Connector enhancer of kinase suppressor of ras 2, also known as CNK homolog protein 2 (CNK2) or maguin (membrane-associated guanylate kinase-interacting protein), is an enzyme that in humans is encoded by the CNKSR2 gene.

Function 

CNKSR2 is a multidomain protein that functions as a scaffold protein to mediate the mitogen-activated protein kinase pathways downstream from Ras. This gene product is induced by vitamin D and inhibits apoptosis in certain cancer cells. It may also play a role in ternary complex assembly of synaptic proteins at the postsynaptic membrane and coupling of signal transduction to membrane/cytoskeletal remodeling.

Mechanism of action 

It is the mammalian homolog of the Drosophila gene Cnk, which is known to bind Raf, and is implicated in ras signalling. It has been show that CNKSR2 is also a Raf binding protein, and is assumed to function in bringing together the Ras signalling complex at the post synaptic density.

It is known to have two isoforms, one of which binds PSD95 and S-SCAM (synaptic scaffolding molecule) through its PDZ domain, and another which does not. Both of the isoforms are, however, known to be synaptically localized, and it is understood that this is mediated by the Pleckstrin homology domain. It's synaptic localization is not known to be affected by NMDA receptor activation. Overexpression of Maguin's C-terminal PDZ domain is known to repress synaptic localization of PSD95. In cultures, MAGUIN colocalizes with PSD95 and synaptophysin at puncta in neurites, and these puncta are first visible at 6DIV.

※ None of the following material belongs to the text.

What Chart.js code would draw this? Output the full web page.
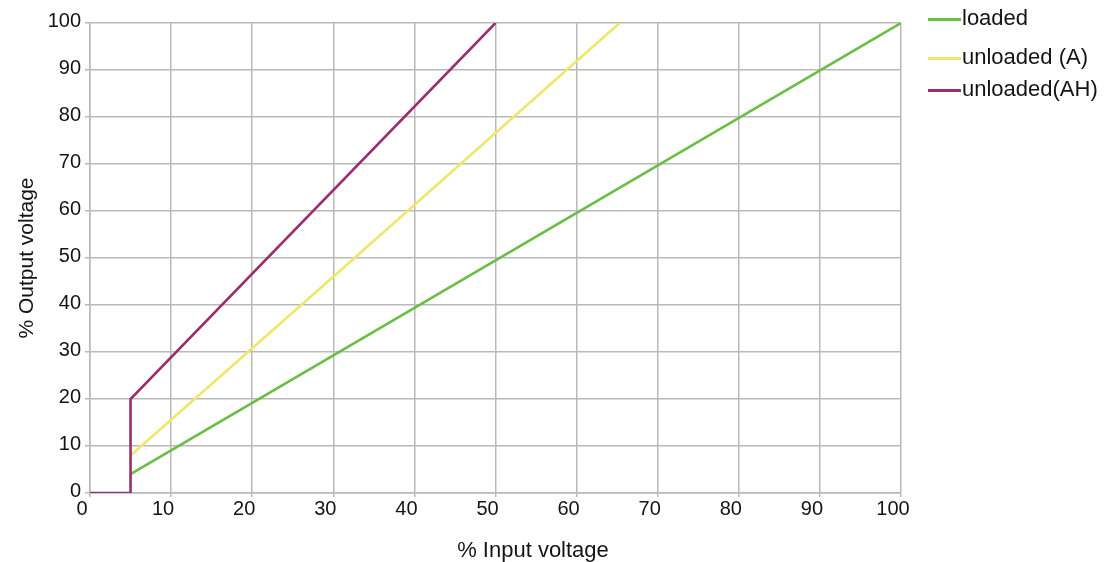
<!DOCTYPE html>
<html>
<head>
<meta charset="utf-8">
<script src="https://cdn.jsdelivr.net/npm/chart.js@4"></script>
<style>
  body { margin: 0; background: #fff; font-family: "Liberation Sans", Arial, sans-serif; color: #141414; }
  #wrap { position: relative; width: 1107px; height: 562px; }
  #legend { position: absolute; left: 928px; top: 0; font-size: 22px; }
  .item { position: absolute; left: 0; white-space: nowrap; height: 24px; line-height: 24px; }
  .item span.sw { position: absolute; left: 0; top: 11px; width: 33px; height: 3px; }
  .item span.tx { position: absolute; left: 34px; top: -1px; }
  #xtitle { position: absolute; left: 533px; top: 537px; transform: translateX(-50%); font-size: 22px; white-space: nowrap; }
</style>
</head>
<body>
<div id="wrap">
  <canvas id="chart" width="1107" height="562"></canvas>
  <div id="legend"></div>
  <div id="xtitle">% Input voltage</div>
</div>
<script>
// Datos
const seriesNames = ["loaded", "unloaded (A)", "unloaded(AH)"];
const seriesColors = ["#6bbd45", "#ede86a", "#9a2f6b"];

const loadedX = [5, 100];
const loadedY = [4, 100];

const unloadedAX = [5, 30, 65.3];
const unloadedAY = [8, 46, 100];

const unloadedAHX = [0, 5, 5, 50];
const unloadedAHY = [0, 0, 20, 100];

const xTicks = [0, 10, 20, 30, 40, 50, 60, 70, 80, 90, 100];
const yTicks = [0, 10, 20, 30, 40, 50, 60, 70, 80, 90, 100];

// Convierte arrays x / y a puntos
function toPoints(xs, ys){
    return xs.map((x, i) => ({ x: x, y: ys[i] }));
}

const gridColor = "#b9b9b9";
const textColor = "#141414";
const tickFont = { family: "'Liberation Sans', Arial, sans-serif", size: 20 };
const titleFont = { family: "'Liberation Sans', Arial, sans-serif", size: 21 };

const data = {
    datasets: [
        { label: seriesNames[0], data: toPoints(loadedX, loadedY), borderColor: seriesColors[0], order: 2 },
        { label: seriesNames[1], data: toPoints(unloadedAX, unloadedAY), borderColor: seriesColors[1], order: 1 },
        { label: seriesNames[2], data: toPoints(unloadedAHX, unloadedAHY), borderColor: seriesColors[2], order: 0 }
    ].map(ds => Object.assign(ds, { borderWidth: 2.6, pointRadius: 0, tension: 0, fill: false }))
};

const config = {
    type: "line",
    data,
    options: {
        responsive: false,
        animation: false,
        layout: { padding: { left: 0, right: 206, top: 23, bottom: 0 } },
        plugins: { legend: { display: false }, tooltip: { enabled: false } },
        scales: {
            x: {
                type: "linear",
                min: 0,
                max: 100,
                afterFit: (scale) => { scale.height = 69; },
                afterBuildTicks: (scale) => { scale.ticks = xTicks.map(v => ({ value: v })); },
                ticks: { font: tickFont, color: textColor, padding: 0, labelOffset: -8, maxRotation: 0 },
                grid: { color: gridColor, lineWidth: 1.5, tickLength: 4 },
                border: { color: gridColor, width: 1.5 }
            },
            y: {
                min: 0,
                max: 100,
                afterFit: (scale) => { scale.width = 90; },
                afterBuildTicks: (scale) => { scale.ticks = yTicks.map(v => ({ value: v })); },
                ticks: { font: tickFont, color: textColor, padding: 4, labelOffset: -2 },
                grid: { color: gridColor, lineWidth: 1.5, tickLength: 5 },
                border: { color: gridColor, width: 1.5 },
                title: { display: true, text: "% Output voltage", font: titleFont, color: textColor, padding: { top: 15, bottom: 0 } }
            }
        }
    }
};

new Chart(document.getElementById("chart"), config);

// Leyenda a la derecha
const legendTops = [7, 46, 78];
const legend = document.getElementById("legend");
seriesNames.forEach((name, i) => {
    const item = document.createElement("div");
    item.className = "item";
    item.style.top = legendTops[i] + "px";
    item.innerHTML = `<span class="sw" style="background:${seriesColors[i]}"></span><span class="tx">${name}</span>`;
    legend.appendChild(item);
});
</script>
</body>
</html>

Proteomic work done on binding partners of Ksr2 suggests that the CNKSR2/KSR2 complex may play a role in mediating crosstalk between the MAPK, Pi3K and insulin pathways. It was found to form a complex with MEK1 (Erk2, p38), MEK2, cdk4, PI3k, the phosphatases PP2A and PP^, and also various translational, ribosomal, transport and structural proteins. It remains to be established how many of these are affected by CNKSR2, and whether this remains true for Ksr2 in the nervous system.

Densin-180 is another important synaptic protein found to interact with CNKSR2. It is known to bind at its C-terminal PDZ domain. In transfected cells, no association could be found between PSD95 and Densin-180 without the presence of CNKSR2. This brings it into a complex with CamKII and β-catenin, and further to the binding partners of CNKSR2 suggest that CNKSR2 may have a role in dendritic branching.

Mutation 
Deletions of this gene on the X-chromosome of males leads to intellectual disability and epileptic seizures.